On Monday, we headed south after a weekend with obedience in Onigo (c on the map). I split the trip in two and drove to a B&B outside Ancona (D), where we spent the night to Tuesday. I came there at dusk, and it was very foggy, so I didn’t get to see much of the very beautiful surroundings. I wend to the village of Offagna for dinner, and I think it’s a beautiful village with a medieval fortress at the top of a hill. I couldn’t see much due to the fog, but I got a good view from a distance when we left the B&B in the morning, and the air was clear.

Onigo, Ancona, Bari

Before we headed south again, I drove to the ocean and took the dogs for a morning walk on the beach. It was amazingly nice for both the dogs and me.

Morning on the beach

The drive to Bari (E) went well and the view over the ocean and the rolling hills in the sun was very nice! Last part of the drive was very straight and flat with almost no traffic, so driving was easy and fast. We were met by Pasquale as soon as we exited the highway, and he led the way to their place. Nice service! We live in a camper next to the house. Here’s also a boarding kennel and three training areas. There’s one full size agility field, one smaller agility field, and a small area for pet classes. All fenced. They have classes here in the evenings, so there’s a lot of people and dogs coming and going, and the dogs in the kennels bark a lot. There’s not a lot of space. This is perfect for us! We’re so used to training on our own with no distractions. My dogs are not used to this kind of environment, and I think they will be so much more cool with things after this experience. They already seem much less bothered by dogs fence fighting and barking at them.

Olive trees

Last night, I took the dogs out and trained them next to the agility field while there was a class going on. I was surprised how well they both worked in a brand new environment, with a lot of barking dogs and new people. Today, we’ve had two sessions on the agility field. My dogs haven’t done agility in many months because of rehab, so we’re taking it easy. All three of us are very happy to be running a bit of agility again! I was happy to train in the sun, and even had to take my sweater of. The dogs were clearly not used to 15+ and sun, and wanted to go in the shade when they had a break.

Seeking shade

The biggest challenge is to find somewhere to walk the dogs. I don’t think anyone here walks their dog outside of the property. I did find a nice walk yesterday (once we passed the neighbor’s barking dogs behind the fence), but it felt a bit like trespassing on private ground (even though we kept to the road). I also heard that there might be groups of stray dogs there, and I don’t feel like meeting them with my dogs. Well. I have to find a way to walk the dogs and to warm them up before exercise.

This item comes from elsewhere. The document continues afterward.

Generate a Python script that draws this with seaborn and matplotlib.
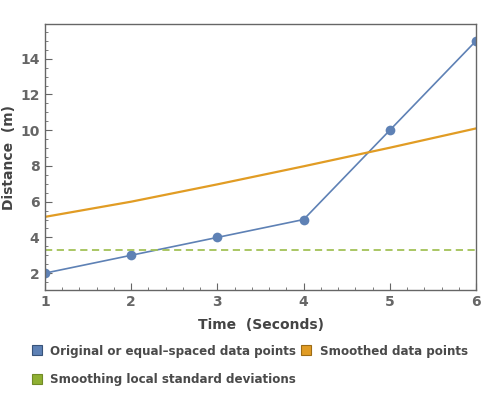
import numpy as np
import pandas as pd
import matplotlib
matplotlib.use('Agg')
import matplotlib.pyplot as plt
import seaborn as sns
from matplotlib.lines import Line2D
from matplotlib.ticker import MultipleLocator

# Datos
tiempo = [1, 2, 3, 4, 5, 6]
distancia = [2, 3, 4, 5, 10, 15]
suavizado = [5.15, 6.0, 6.97, 7.98, 9.02, 10.1]
desviacion = [3.31, 3.31, 3.31, 3.31, 3.31, 3.31]

etiquetas = ['Original or equal\u2013spaced data points',
             'Smoothed data points',
             'Smoothing local standard deviations']

azul = '#5E81B5'
naranja = '#E19C24'
verde = '#8FB032'

sns.set_style('ticks')
plt.rcParams['font.family'] = ['DejaVu Sans']

df = pd.DataFrame({'t': tiempo, 'orig': distancia, 'suav': suavizado, 'sd': desviacion})

fig = plt.figure(figsize=(5, 3.95), dpi=100)
ax = fig.add_axes([0.09, 0.266, 0.862, 0.673])

sns.lineplot(data=df, x='t', y='orig', ax=ax, color=azul, lw=1.2,
             marker='o', markersize=7, markeredgewidth=0)
sns.lineplot(data=df, x='t', y='suav', ax=ax, color=naranja, lw=1.6)
sns.lineplot(data=df, x='t', y='sd', ax=ax, color='#A3C257', lw=1.3, linestyle=(0, (4, 2.5)))

ax.set_xlim(1, 6)
ax.set_ylim(1.06, 15.94)
ax.xaxis.set_major_locator(MultipleLocator(1))
ax.xaxis.set_minor_locator(MultipleLocator(0.2))
ax.yaxis.set_major_locator(MultipleLocator(2))
ax.yaxis.set_minor_locator(MultipleLocator(0.5))
ax.set_yticks([2, 4, 6, 8, 10, 12, 14])

gris = '#666666'
for s in ax.spines.values():
    s.set_color(gris)
    s.set_linewidth(1.0)
ax.tick_params(which='both', direction='in', color=gris, top=False, right=False)
ax.tick_params(which='major', length=5, width=0.8, labelsize=10, labelcolor=gris, pad=4)
ax.tick_params(which='minor', length=2.5, width=0.6)
for lbl in ax.get_xticklabels() + ax.get_yticklabels():
    lbl.set_fontweight('bold')

ax.set_xlabel('Time  (Seconds)', fontsize=10, fontweight='bold', color='#444444', labelpad=6)
ax.set_ylabel('Distance  (m)', fontsize=10, fontweight='bold', color='#444444', labelpad=3)

# Leyenda inferior
def cuadro(c):
    return Line2D([], [], linestyle='none', marker='s', markersize=6.5,
                  markerfacecolor=c, markeredgecolor=sns.set_hls_values(c, l=0.35),
                  markeredgewidth=0.8)

manejadores = [cuadro(azul), cuadro(verde), cuadro(naranja)]
textos = [etiquetas[0], etiquetas[2], etiquetas[1]]
leg = fig.legend(manejadores, textos, ncol=2, loc='upper left',
                 bbox_to_anchor=(0.042, 0.155), frameon=False,
                 prop={'size': 8.6, 'weight': 'bold'}, handlelength=0.8,
                 handletextpad=0.7, columnspacing=0.5, labelspacing=1.3)
for t in leg.get_texts():
    t.set_color('#4a4a4a')

fig.savefig('out.png', dpi=100)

Another challenge is that Squid came into heat already on the ferry a week ago. So far I don’t have any problems with it, even though I can’t leave her and Epic alone at any time. It will get worse during this week though, and I don’t have much room in the camper to keep them separated. If I hadn’t checked and seen blood, I wouldn’t have known that she was in heat. I haven’t seen a single drop of blood on the floor after I checked her, and Epic is not very interested in her.

In Italy

Sorry that I haven’t written more about our Italian adventure. Driving the 2000 kilometers here went very well (I loved the German Autobahn!), but it was intense and tiring. I also had a cold, and when I finally got here, I couldn’t do anything but stay in bed and sleep. I had a fever, aching body and a very runny nose. A day in bed did good, and today I’ve been feeling much better. Which was good, since I had my first day of seminars today. A very good day, and I’m so happy to have my dogs with me so that I can show things!


A map of our trip so far.

Planning for Italy

After a mild and nice December, snow came at last two weeks ago. Although snow makes it lighter outdoors and cleaner indoors, I prefer to be able to train my dogs outdoors, and to be able to easily walk in the woods with them. We don’t have a good indoor arena close to out home. We have the riding facility just 5 minutes away, but it’s cold and the footing is very heavy and soft. To get to a nice, clean heated arena with decent footing, we need to travel for more than an hour. It’s often worth it, but can’t be done very often. This winter we’ve been there a few times to shoot video for our online classes. We do get time for some more training as well, here is for example some obedience sequences with Squid from Monday:

It’s so much fun to finally be able to do some serious training with Squid again. She’s not quite ready for much agility yet (have started to work on some jump grids), but I do let her run, stop and play in obedience now. I’ve finally found a physiotherapist that I trust and who really makes a difference in my dogs. Epic looks really, really good now after four sessions with her during the past five months. Squid has had two sessions this winter and we’re very hopeful about her full recovery. She does look awkward when jumping right now, but Epic did too after his second session and I was really worried. He does look very good now though, so I just need to have patience. At least I have a lot of obedience to train with Squid! And agility skills that doesn’t require a lot of jumping.

It’s only six days before I leave for Italy with my two dogs, where I’ll spend a month teaching, training and exploring. I’m excited, but very nervous. A long drive, a foreign country and a long time away from home. How will I be able to fit my whole life into my car? How will my dogs cope with going from farm dogs to experiencing new things every day (It’ll probably be very, very good for them)? What will we eat? What should I pack? Can I manage without knowing the language? What will I do when Squid comes into heat? She hasn’t been in heat since having puppies, and it should be about now. That can get interesting with an intact male with us. I think he’ll do okay, but I have no idea about how Italian dogs handle it. It’ll be an adventure for sure.

Before driving to Italy, I have two days of teaching in Poland. I leave tomorrow morning and come back on Sunday night, so I don’t have many hours left in my house. I’ve never been to Poland, so it’ll be a fun experience.